▸ GOAL
Read the material below. Count the lines containing "this" and give that count alone.

▸ EXERCISE MATERIAL
◆ ◆ ◆ ◆ ◆
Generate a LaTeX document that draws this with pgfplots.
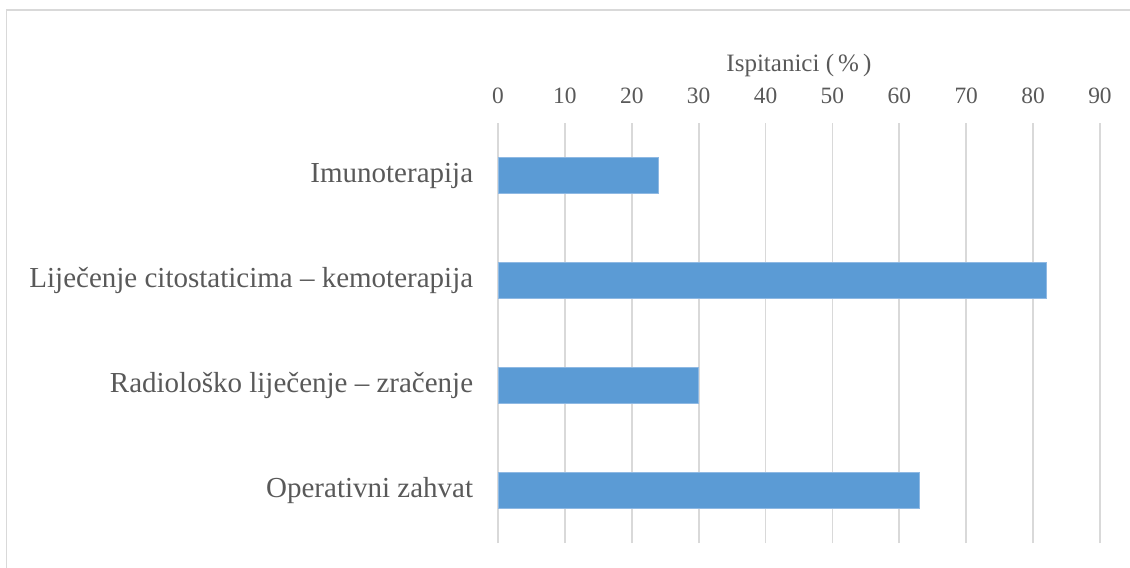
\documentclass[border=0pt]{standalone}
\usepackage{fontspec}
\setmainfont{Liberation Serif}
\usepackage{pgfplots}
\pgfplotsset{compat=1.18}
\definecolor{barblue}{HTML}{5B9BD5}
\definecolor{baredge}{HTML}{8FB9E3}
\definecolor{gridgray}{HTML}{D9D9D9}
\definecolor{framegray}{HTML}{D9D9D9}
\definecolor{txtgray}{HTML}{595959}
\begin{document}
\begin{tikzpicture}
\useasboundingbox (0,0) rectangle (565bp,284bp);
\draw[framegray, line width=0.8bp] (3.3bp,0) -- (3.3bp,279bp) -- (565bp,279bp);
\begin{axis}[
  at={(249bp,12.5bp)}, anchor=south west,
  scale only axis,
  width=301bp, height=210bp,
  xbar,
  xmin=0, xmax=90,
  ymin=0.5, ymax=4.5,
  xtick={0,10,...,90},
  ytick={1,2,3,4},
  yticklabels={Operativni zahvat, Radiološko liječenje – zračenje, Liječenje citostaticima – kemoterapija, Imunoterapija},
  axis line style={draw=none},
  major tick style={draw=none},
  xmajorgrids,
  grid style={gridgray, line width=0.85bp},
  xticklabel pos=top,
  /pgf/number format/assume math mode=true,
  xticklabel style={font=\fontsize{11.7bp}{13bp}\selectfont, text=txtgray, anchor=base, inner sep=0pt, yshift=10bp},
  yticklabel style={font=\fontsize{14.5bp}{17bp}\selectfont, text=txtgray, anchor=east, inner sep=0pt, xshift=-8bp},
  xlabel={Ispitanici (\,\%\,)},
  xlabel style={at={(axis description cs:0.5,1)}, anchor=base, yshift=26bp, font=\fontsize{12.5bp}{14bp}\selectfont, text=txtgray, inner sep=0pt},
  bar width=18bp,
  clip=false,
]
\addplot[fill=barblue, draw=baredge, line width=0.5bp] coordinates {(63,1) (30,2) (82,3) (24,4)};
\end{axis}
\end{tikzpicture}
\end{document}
◆ ◆ ◆ ◆ ◆
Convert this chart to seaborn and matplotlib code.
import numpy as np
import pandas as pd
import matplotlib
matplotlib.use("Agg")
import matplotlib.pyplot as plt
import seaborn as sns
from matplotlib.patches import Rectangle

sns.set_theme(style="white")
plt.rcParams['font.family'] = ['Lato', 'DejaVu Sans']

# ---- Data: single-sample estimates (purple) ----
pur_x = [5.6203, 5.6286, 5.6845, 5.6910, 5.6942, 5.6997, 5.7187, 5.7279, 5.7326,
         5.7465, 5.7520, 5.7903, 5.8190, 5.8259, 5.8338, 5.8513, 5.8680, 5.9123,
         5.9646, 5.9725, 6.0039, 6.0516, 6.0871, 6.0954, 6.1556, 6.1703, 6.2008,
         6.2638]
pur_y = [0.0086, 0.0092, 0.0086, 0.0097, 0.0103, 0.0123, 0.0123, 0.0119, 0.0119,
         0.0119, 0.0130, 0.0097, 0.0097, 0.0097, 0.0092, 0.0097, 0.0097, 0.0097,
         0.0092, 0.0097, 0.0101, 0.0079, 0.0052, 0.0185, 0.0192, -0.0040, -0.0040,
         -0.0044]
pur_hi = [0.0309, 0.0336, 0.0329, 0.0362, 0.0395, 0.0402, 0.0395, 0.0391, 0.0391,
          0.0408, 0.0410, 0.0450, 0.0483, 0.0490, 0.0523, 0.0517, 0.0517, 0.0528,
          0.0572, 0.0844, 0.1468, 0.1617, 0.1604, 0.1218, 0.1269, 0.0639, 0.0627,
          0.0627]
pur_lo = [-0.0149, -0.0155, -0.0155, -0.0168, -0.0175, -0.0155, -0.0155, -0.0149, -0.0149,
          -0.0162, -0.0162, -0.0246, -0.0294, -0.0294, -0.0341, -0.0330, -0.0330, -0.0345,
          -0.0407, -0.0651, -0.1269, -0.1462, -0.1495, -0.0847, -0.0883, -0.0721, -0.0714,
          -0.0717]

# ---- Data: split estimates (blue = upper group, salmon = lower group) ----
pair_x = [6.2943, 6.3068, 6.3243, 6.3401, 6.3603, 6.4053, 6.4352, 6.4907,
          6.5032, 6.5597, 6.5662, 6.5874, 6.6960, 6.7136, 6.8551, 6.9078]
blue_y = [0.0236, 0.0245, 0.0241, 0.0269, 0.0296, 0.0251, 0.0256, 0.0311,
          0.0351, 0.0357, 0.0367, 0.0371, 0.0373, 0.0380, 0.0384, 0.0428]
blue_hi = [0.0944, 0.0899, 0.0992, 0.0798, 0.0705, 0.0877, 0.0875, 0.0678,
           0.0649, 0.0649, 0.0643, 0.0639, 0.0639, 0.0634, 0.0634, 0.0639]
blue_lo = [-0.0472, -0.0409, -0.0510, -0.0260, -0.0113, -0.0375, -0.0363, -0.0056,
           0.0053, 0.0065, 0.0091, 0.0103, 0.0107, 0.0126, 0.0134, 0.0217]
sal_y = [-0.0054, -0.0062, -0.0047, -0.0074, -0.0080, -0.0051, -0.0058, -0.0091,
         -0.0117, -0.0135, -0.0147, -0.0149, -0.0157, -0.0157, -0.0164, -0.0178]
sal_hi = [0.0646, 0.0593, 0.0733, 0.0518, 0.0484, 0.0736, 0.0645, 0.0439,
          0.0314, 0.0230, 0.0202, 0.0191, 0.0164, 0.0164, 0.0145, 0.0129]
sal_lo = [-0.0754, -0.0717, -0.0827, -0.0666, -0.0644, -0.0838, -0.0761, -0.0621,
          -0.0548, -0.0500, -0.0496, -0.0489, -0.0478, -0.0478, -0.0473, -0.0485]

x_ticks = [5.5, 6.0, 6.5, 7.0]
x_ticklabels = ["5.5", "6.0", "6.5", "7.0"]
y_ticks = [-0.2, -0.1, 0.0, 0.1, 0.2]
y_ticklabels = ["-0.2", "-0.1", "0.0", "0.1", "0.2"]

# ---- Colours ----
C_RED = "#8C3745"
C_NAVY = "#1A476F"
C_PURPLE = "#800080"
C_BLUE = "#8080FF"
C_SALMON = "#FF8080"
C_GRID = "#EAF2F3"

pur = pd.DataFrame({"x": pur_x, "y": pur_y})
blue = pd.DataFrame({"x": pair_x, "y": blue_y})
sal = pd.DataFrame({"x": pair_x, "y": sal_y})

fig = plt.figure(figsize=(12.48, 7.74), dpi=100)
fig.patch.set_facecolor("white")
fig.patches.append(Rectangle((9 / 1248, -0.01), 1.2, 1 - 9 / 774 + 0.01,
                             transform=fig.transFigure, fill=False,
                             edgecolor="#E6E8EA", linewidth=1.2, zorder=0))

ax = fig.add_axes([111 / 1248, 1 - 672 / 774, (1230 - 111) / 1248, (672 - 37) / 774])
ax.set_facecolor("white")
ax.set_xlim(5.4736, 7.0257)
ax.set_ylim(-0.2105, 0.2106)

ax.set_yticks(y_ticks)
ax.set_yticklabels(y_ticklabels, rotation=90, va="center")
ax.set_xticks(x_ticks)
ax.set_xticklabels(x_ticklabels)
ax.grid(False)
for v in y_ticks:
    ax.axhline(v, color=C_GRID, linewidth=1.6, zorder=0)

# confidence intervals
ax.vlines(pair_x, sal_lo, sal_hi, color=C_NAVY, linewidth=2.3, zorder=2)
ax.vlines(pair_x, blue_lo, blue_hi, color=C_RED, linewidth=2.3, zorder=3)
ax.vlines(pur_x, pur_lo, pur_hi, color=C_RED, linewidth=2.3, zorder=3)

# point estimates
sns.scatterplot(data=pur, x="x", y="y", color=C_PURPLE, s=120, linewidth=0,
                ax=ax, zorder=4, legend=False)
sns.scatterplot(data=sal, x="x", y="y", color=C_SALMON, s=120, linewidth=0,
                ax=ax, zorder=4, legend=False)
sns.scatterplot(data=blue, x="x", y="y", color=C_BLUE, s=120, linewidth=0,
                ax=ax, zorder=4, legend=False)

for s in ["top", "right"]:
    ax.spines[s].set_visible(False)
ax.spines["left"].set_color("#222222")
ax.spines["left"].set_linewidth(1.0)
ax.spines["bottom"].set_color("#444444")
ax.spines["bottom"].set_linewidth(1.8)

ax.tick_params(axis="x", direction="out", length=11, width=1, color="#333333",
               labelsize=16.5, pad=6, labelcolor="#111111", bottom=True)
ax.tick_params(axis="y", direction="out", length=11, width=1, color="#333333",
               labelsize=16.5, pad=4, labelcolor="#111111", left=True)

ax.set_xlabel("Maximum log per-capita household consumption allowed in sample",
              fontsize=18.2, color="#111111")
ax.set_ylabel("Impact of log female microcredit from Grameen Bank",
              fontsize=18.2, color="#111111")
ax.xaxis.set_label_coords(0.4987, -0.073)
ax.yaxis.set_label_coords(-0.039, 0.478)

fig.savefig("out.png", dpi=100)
◆ ◆ ◆ ◆ ◆
▸ EXPECTED ANSWER
2